The court went on to note:
Rather than focus on improving the performance of individual sources, it would improve the overall power system by lowering the carbon intensity of power generation. And it would do that by forcing a shift throughout the power grid from one type of energy source to another. … There is little reason to think Congress assigned such decisions to the Agency. … We presume that Congress intends to make major policy decisions itself, not leave those decisions to agencies.

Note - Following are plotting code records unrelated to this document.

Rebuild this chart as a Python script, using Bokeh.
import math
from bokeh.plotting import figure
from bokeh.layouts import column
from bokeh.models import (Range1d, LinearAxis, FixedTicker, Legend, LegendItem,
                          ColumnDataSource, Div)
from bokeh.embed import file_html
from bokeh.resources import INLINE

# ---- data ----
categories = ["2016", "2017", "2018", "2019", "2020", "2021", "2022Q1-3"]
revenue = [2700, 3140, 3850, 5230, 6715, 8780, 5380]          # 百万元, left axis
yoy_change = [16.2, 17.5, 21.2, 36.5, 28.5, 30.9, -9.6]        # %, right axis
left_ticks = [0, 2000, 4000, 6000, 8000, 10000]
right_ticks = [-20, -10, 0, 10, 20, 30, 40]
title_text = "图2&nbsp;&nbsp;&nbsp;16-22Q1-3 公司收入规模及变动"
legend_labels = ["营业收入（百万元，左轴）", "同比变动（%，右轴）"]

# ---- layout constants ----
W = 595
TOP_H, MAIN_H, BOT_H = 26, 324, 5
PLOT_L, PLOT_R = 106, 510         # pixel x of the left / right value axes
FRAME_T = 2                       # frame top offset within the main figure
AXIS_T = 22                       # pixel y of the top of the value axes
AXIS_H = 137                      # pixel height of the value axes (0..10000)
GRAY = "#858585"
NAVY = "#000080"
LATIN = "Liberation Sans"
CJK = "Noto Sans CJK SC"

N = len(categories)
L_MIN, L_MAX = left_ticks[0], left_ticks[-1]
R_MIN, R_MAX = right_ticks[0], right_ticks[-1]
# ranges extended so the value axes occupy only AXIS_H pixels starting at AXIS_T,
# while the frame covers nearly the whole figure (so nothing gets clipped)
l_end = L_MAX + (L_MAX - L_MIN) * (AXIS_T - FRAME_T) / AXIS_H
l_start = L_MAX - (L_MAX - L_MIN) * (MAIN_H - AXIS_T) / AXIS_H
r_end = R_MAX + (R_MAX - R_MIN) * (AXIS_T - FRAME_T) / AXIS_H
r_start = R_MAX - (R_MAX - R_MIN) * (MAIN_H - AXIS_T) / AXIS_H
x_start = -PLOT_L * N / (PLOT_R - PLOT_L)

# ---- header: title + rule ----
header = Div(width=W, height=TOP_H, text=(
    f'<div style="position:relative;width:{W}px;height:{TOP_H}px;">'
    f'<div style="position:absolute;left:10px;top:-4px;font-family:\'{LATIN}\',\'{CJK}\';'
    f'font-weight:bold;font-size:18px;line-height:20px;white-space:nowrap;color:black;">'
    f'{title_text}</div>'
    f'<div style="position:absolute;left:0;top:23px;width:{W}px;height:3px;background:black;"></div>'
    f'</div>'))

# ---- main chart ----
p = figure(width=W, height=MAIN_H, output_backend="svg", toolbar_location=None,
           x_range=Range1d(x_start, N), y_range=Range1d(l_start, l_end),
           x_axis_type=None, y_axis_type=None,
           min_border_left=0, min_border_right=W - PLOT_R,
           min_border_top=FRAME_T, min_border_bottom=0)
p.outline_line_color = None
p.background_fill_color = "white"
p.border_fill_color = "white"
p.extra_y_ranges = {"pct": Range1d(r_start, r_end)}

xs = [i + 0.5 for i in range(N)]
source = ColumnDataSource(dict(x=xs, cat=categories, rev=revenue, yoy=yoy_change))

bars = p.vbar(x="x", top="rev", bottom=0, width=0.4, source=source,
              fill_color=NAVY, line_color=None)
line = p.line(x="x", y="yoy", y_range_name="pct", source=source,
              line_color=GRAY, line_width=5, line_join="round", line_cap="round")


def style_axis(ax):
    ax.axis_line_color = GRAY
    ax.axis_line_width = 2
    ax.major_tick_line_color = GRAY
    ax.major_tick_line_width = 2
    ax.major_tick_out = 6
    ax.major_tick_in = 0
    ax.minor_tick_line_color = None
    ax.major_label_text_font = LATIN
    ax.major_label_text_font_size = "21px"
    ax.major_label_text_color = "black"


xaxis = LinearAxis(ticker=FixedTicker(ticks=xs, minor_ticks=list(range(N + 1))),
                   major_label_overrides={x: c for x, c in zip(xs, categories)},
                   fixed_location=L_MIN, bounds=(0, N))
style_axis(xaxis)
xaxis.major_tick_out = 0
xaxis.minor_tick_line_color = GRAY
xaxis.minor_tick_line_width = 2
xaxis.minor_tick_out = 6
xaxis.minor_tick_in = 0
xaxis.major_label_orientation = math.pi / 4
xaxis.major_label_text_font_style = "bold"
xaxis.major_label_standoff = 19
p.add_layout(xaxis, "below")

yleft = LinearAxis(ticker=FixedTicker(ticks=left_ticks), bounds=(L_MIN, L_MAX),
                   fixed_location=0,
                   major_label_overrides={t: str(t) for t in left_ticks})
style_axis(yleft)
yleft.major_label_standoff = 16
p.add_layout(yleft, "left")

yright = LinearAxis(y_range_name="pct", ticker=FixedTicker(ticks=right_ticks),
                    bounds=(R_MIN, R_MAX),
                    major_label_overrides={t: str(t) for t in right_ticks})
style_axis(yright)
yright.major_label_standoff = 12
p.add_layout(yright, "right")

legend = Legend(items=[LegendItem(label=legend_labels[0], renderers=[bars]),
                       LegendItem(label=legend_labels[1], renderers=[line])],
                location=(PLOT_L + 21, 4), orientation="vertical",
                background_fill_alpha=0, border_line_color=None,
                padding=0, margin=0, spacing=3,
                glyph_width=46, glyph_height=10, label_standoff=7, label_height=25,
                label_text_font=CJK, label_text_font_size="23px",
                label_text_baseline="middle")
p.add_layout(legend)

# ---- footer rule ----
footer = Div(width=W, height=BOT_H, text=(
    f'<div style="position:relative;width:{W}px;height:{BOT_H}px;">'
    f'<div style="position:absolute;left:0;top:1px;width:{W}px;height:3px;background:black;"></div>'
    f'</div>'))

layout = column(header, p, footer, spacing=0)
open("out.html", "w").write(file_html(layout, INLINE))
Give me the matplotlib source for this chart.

The same may be said of the EPA’s attempt to kill traditional cars and trucks. Its emissions limits are so strict that no manufacturer of combustion engine vehicles will be able to comply with them, except by switching to the production of a completely different type of vehicle. The switch from traditional cars to EVs is the definition of a major policy decision, and nowhere in the Clean Air Act does it say that Congress wanted the EPA to make the choice of where, how, and when that switch should happen.
The EPA’s new proposed standards build on a 2021 EPA rule that significantly tightened emissions standards for vehicles starting with model year 2023. Most auto manufacturers had already completed their design cycle for their 2023 models by the time the rule was promulgated. The 2021 rule is currently being challenged in federal court by a coalition of states and stakeholders in the case of Texas v. EPA. That case will likely decide the fate of this newly proposed rule as well.
No agency has come closer to claiming virtually totalitarian powers to reshape American society as the EPA has. The sooner federal courts rein in the runaway EPA, the better for everyone.